Andes Petroleum, which earlier in 2006 purchased the oil rights to develop the block that contains Awant, had been pressuring the government to alter the limits of the Zone to allow extraction of this field. International and Ecuadorian NGOs, however, successfully pressured the government to maintain Awant within the Zone’s boundaries, citing evidence that the Taromenane were living very close to this area.

Of the five known oil fields of the southern Yasuni region, two were included within the Intangible Zone, however three remain just outside the limits of the Zone, within the buffer area.

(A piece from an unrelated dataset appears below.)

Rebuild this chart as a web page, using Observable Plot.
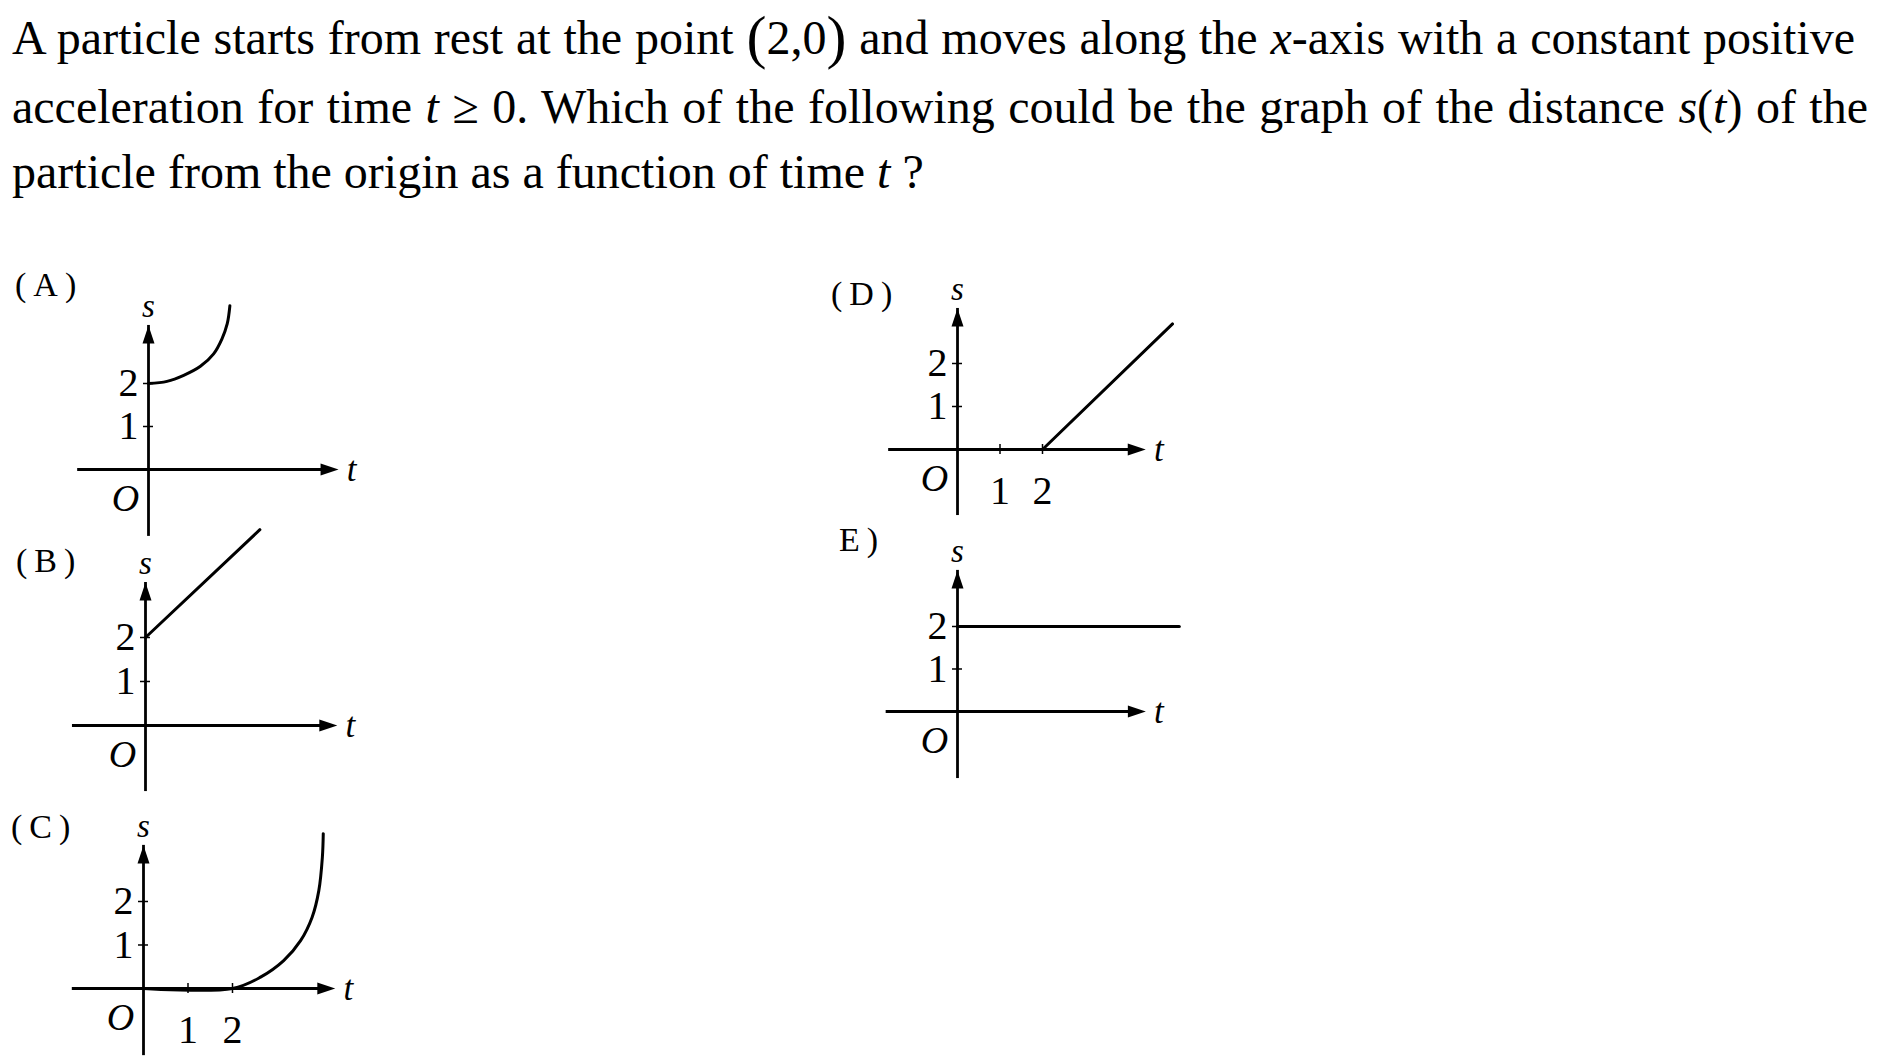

“Given the realities of Ecuador—that is, the government’s drive to open up the entire Amazon to oil—the Intangible Zone could be the only true refuge for the Tagaeri and Taromenane” stated Fernando Ponce of the Ecuadorian watchdog group, Citizens for Democracy. “However, to fully protect the isolated peoples, Ecuador needs to develop economic alternatives and stop oil exploitation in all of Yasuni National Park and Huaorani Territory.”

The powerful indigenous organization that represents all of Ecuador’s indigenous Nationalities, CONAIE, strongly opposed the delimitation of the Intangible Zone because it leaves the northern part of Yasuní open to oil development.

In a letter to Ecuador’s President in September, CONAIE argued that there should be a “moratorium on oil exploitation in all 5 millionacres of ancestral Huaorani Territory.”

The Huaorani have previously called for a 10-year moratorium on new oil activities within their ancestral territory, which includes all of Yasuni National Park.